The Divine Presence

Perhaps in nothing has human thought been more subject to erroneous belief than in its concept of the truth concerning the immanence of God. All Christians, of whatever denomination, profess to believe that God is infinite. An examination, however, into their application of this belief to everyday living, proves it to be an admission in theory only, and quite rejected by them in practice. If God is infinite, there can be no place where He is not; there can be no place nor particle outside His presence. Then all reality, all that lives, or moves, or is, dwells in Him and can have no possible existence outside of His being and presence. Christ Jesus said, "God is Spirit" [Revised Version]; and Paul says in Acts, "In him we live, and move, and have our being." Then all live in Spirit, God, and there is no life outside of Him.

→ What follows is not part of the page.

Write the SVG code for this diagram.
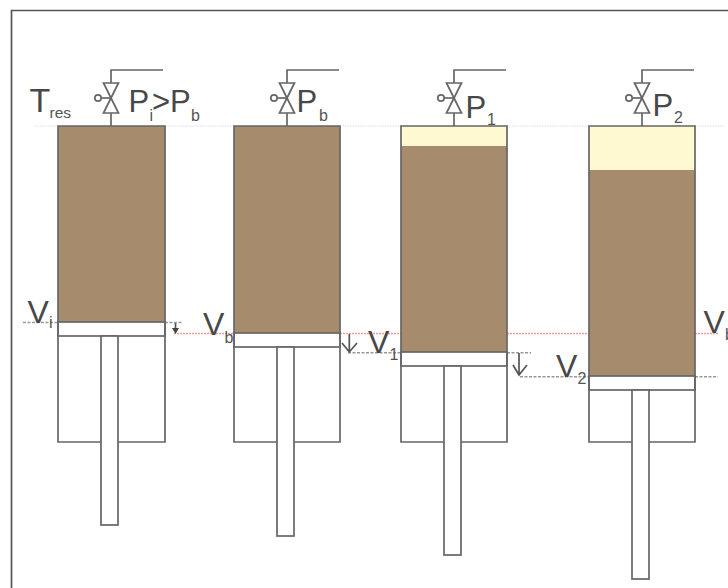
<svg xmlns="http://www.w3.org/2000/svg" width="728" height="588" viewBox="0 0 728 588">
<style>
.s{fill:none;stroke:#666;stroke-width:1.7}
.w{fill:#fff;stroke:#666;stroke-width:1.7}
.b{fill:#a68b6d;stroke:none}
.g{fill:#fff9d2;stroke:none}
.t{font-family:"Liberation Sans",Arial,sans-serif;fill:#484848;font-size:31px}
.v{font-family:"Liberation Sans",Arial,sans-serif;fill:#484848;font-size:32px}
.u{font-family:"Liberation Sans",Arial,sans-serif;fill:#555;font-size:16px}
.red{stroke:#f29a9a;stroke-width:1.5;stroke-dasharray:2 1;fill:none}
.dash{stroke:#999;stroke-width:1.4;stroke-dasharray:3 1.5;fill:none}
.top{stroke:#ddd;stroke-width:1;stroke-dasharray:1.5 1;fill:none}
.ar{stroke:#555;stroke-width:1.7;fill:none}
</style>
<defs>
<g id="valve">
<path class="s" d="M0 0V-13M0 -43V-56H52"/>
<path class="s" d="M-7.500 -43H7.500L-7.500 -13H7.500Z"/>
<path class="s" d="M0 -28H-10"/>
<circle class="s" cx="-13" cy="-28" r="3.200"/>
</g>
</defs>
<rect x="0" y="0" width="728" height="588" fill="#fff"/>
<path d="M11.500 588V10.500H728" fill="none" stroke="#555" stroke-width="1.700"/>
<g id="connectors">
<path class="top" d="M35 126H58M165 126H234M340 126H401M507 126H589M695 126H724"/>
<path class="red" d="M174 333.500H234M340 333.500H401M507 333.500H589M695 333.500H718"/>
<path class="dash" d="M23 322.500H58M165 322.500H182M348 352.700H401M507 352.700H531M520 376.700H589M695 376.700H718"/>
<path class="ar" d="M175.500 323V330M349.300 334V352M342 343L349.300 352L357 343M519 353V375M513 365L519 375L527 365"/>
<path d="M172 328H179L175.500 334Z" fill="#444"/>
</g>
<g id="cylinder-1">
<rect class="b" x="58" y="126" width="107" height="196"/>
<rect class="w" x="58" y="322" width="107" height="14"/>
<path class="s" d="M58 126H165V442H58Z"/>
<rect class="w" x="101" y="336" width="17" height="189"/>
<use href="#valve" x="111" y="126"/>
</g>
<g id="cylinder-2">
<rect class="b" x="234" y="126" width="106" height="207"/>
<rect class="w" x="234" y="333" width="106" height="14"/>
<path class="s" d="M234 126H340V442H234Z"/>
<rect class="w" x="277" y="347" width="17" height="189"/>
<use href="#valve" x="287" y="126"/>
</g>
<g id="cylinder-3">
<rect class="g" x="401" y="126" width="106" height="20"/>
<rect class="b" x="401" y="146" width="106" height="206"/>
<rect class="w" x="401" y="352" width="106" height="14"/>
<path class="s" d="M401 126H507V442H401Z"/>
<rect class="w" x="444" y="366" width="17" height="189"/>
<use href="#valve" x="454" y="126"/>
</g>
<g id="cylinder-4">
<rect class="g" x="589" y="126" width="106" height="44"/>
<rect class="b" x="589" y="170" width="106" height="206"/>
<rect class="w" x="589" y="376" width="106" height="14"/>
<path class="s" d="M589 126H695V442H589Z"/>
<rect class="w" x="632" y="390" width="17" height="189"/>
<use href="#valve" x="642" y="126"/>
</g>
<g id="labels">
<text class="t" x="29.500" y="112" style="font-size:34px">T</text><text class="u" x="49.500" y="118" style="font-size:15.500px">res</text>
<text class="t" x="128.500" y="112">P</text><text class="u" x="149.500" y="121">i</text><text class="t" x="152" y="112">&gt;P</text><text class="u" x="191" y="121">b</text>
<text class="t" x="296.500" y="112">P</text><text class="u" x="319" y="121">b</text>
<text class="t" x="465.500" y="118">P</text><text class="u" x="487" y="125">1</text>
<text class="t" x="652.500" y="116">P</text><text class="u" x="674" y="123">2</text>
<text class="v" x="27.500" y="322.500">V</text><text class="u" x="49" y="328">i</text>
<text class="v" x="203" y="335">V</text><text class="u" x="224.500" y="343">b</text>
<text class="v" x="368" y="353">V</text><text class="u" x="389.500" y="360">1</text>
<text class="v" x="556" y="377">V</text><text class="u" x="577.500" y="384">2</text>
<text class="v" x="703.500" y="333">V</text><text class="u" x="725" y="340">b</text>
</g>
</svg>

Our actual beliefs control our actions; our professed beliefs may or may not do so, depending upon their agreement, or otherwise, with our real convictions. Would any Christian, really believing in the infinity of God as above stated, knowing Him to be only good, without "shadow of turning," as well as omnipotent, having all power, ever be found entertaining a belief in evil within such infinity, to the extent of attempting to practice it? Surely not. Why then do Christians thus accept the truth of God's infinity in theory but reject it in practice? It is a common thing for many to pray God to bless various good enterprises, as though God were not infinite in goodness. One also hears the teaching that He is especially present in a house dedicated to His worship; as though there could be abundance of infinity in one place and a lack in others. It is true that the psalmist, marveling at the prosperity of the wicked, said, "When I thought to know this, it was too painful for me; until I went into the sanctuary of God; then understood I their end;" but here the change was doubtless in the worshiper, wrought not through any mere change of location but by his turning away from material things, so distracting to the physical senses, and by coming into conscious harmony with Spirit, divine intelligence. Does not Jacob at Bethel express this thought when he says, "Surely the Lord is in this place; and I knew it not"? He did not have to bring God down from a throne in the sky, for the divine Mind is ever present. Jacob needed only to know the presence of divine consciousness.